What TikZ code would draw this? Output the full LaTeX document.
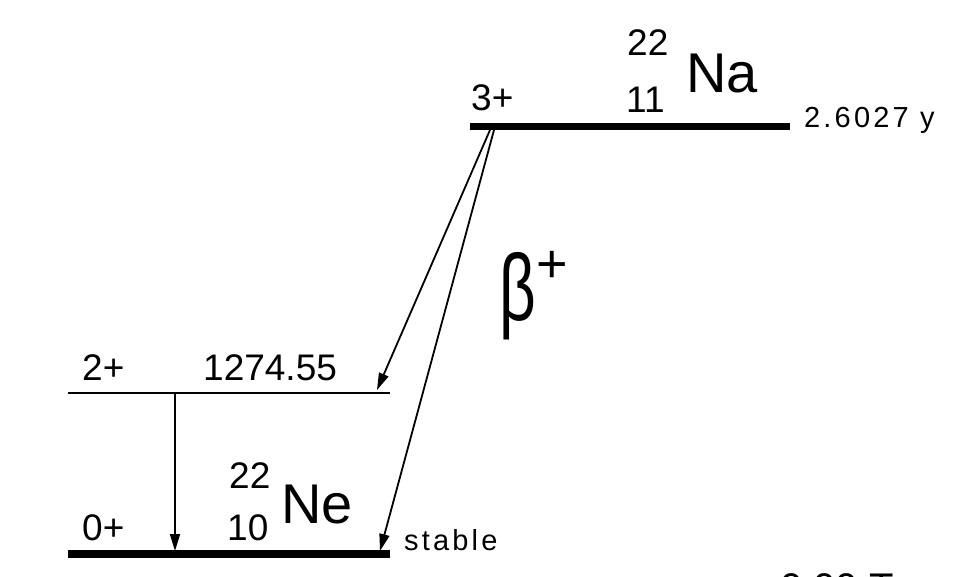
\documentclass[tikz,border=0pt]{standalone}
\usepackage{fontspec}
\setmainfont{Liberation Sans}
\usetikzlibrary{arrows.meta}
\begin{document}
\begin{tikzpicture}[x=1pt,y=-1pt,
  lbl/.style={inner sep=0pt,anchor=base west,font=\fontsize{37}{37}\selectfont},
  elem/.style={inner sep=0pt,anchor=base west,font=\fontsize{56}{56}\selectfont},
  small/.style={inner sep=0pt,anchor=base west,font=\fontsize{29}{29}\selectfont\addfontfeature{LetterSpace=11}},
  thicklevel/.style={line width=7.5pt},
  thinlevel/.style={line width=2pt},
  trans/.style={line width=1.8pt,-{Triangle[length=17pt,width=10pt]}}]
\useasboundingbox (0,0) rectangle (974,576);
% levels
\coordinate (naL) at (470,126.5);
\coordinate (naR) at (790,126.5);
\coordinate (e2L) at (68,393);
\coordinate (e2R) at (390,393);
\coordinate (gsL) at (68,554);
\coordinate (gsR) at (390,554);
\draw[thicklevel] (naL) -- (naR);
\draw[thinlevel] (e2L) -- (e2R);
\draw[thicklevel,line width=8pt] (gsL) -- (gsR);
% labels
\node[lbl] (na3) at (471,110) {3+};
\node[lbl] (naA) at (627,55) {22};
\node[lbl] (naZ) at (626,112) {11};
\node[elem] (naSym) at (686,92) {Na};
\node[small] (naHL) at (804,127) {2.6027 y};
\node[lbl] (e2J) at (82,380) {2+};
\node[lbl] (e2E) at (203,380) {1274.55};
\node[lbl] (neA) at (229,488) {22};
\node[lbl] (neZ) at (227,540) {10};
\node[elem] (neSym) at (281,523) {Ne};
\node[lbl] (gsJ) at (82,540) {0+};
\node[small] (gsHL) at (404,550) {stable};
\node[inner sep=0pt,anchor=base west,font=\fontsize{94}{94}\selectfont] (beta) at (499,320) {\scalebox{0.68}[1]{β}};
\node[inner sep=0pt,font=\fontsize{54}{54}\selectfont] (betaplus) at (552,267) {+};
\node[inner sep=0pt,anchor=base west,font=\fontsize{40}{40}\selectfont] (cut) at (780,601) {0.00 T};
% transitions
\coordinate (b1s) at (490,130);
\coordinate (b1e) at (377,390);
\coordinate (b2s) at (494,130);
\coordinate (b2e) at (380,551);
\coordinate (gs) at (175,393);
\coordinate (ge) at (175,551);
\draw[trans] (b1s) -- (b1e);
\draw[trans] (b2s) -- (b2e);
\draw[trans] (gs) -- (ge);
\end{tikzpicture}
\end{document}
---
Set problem — The material above holds pictures; copy everything else in it exactly.

Complete answer —
What TikZ code would draw this? Output the full LaTeX document.
\documentclass[tikz,border=0pt]{standalone}
\usepackage{fontspec}
\setmainfont{Liberation Sans}
\usetikzlibrary{arrows.meta}
\begin{document}
\begin{tikzpicture}[x=1pt,y=-1pt,
  lbl/.style={inner sep=0pt,anchor=base west,font=\fontsize{37}{37}\selectfont},
  elem/.style={inner sep=0pt,anchor=base west,font=\fontsize{56}{56}\selectfont},
  small/.style={inner sep=0pt,anchor=base west,font=\fontsize{29}{29}\selectfont\addfontfeature{LetterSpace=11}},
  thicklevel/.style={line width=7.5pt},
  thinlevel/.style={line width=2pt},
  trans/.style={line width=1.8pt,-{Triangle[length=17pt,width=10pt]}}]
\useasboundingbox (0,0) rectangle (974,576);
% levels
\coordinate (naL) at (470,126.5);
\coordinate (naR) at (790,126.5);
\coordinate (e2L) at (68,393);
\coordinate (e2R) at (390,393);
\coordinate (gsL) at (68,554);
\coordinate (gsR) at (390,554);
\draw[thicklevel] (naL) -- (naR);
\draw[thinlevel] (e2L) -- (e2R);
\draw[thicklevel,line width=8pt] (gsL) -- (gsR);
% labels
\node[lbl] (na3) at (471,110) {3+};
\node[lbl] (naA) at (627,55) {22};
\node[lbl] (naZ) at (626,112) {11};
\node[elem] (naSym) at (686,92) {Na};
\node[small] (naHL) at (804,127) {2.6027 y};
\node[lbl] (e2J) at (82,380) {2+};
\node[lbl] (e2E) at (203,380) {1274.55};
\node[lbl] (neA) at (229,488) {22};
\node[lbl] (neZ) at (227,540) {10};
\node[elem] (neSym) at (281,523) {Ne};
\node[lbl] (gsJ) at (82,540) {0+};
\node[small] (gsHL) at (404,550) {stable};
\node[inner sep=0pt,anchor=base west,font=\fontsize{94}{94}\selectfont] (beta) at (499,320) {\scalebox{0.68}[1]{β}};
\node[inner sep=0pt,font=\fontsize{54}{54}\selectfont] (betaplus) at (552,267) {+};
\node[inner sep=0pt,anchor=base west,font=\fontsize{40}{40}\selectfont] (cut) at (780,601) {0.00 T};
% transitions
\coordinate (b1s) at (490,130);
\coordinate (b1e) at (377,390);
\coordinate (b2s) at (494,130);
\coordinate (b2e) at (380,551);
\coordinate (gs) at (175,393);
\coordinate (ge) at (175,551);
\draw[trans] (b1s) -- (b1e);
\draw[trans] (b2s) -- (b2e);
\draw[trans] (gs) -- (ge);
\end{tikzpicture}
\end{document}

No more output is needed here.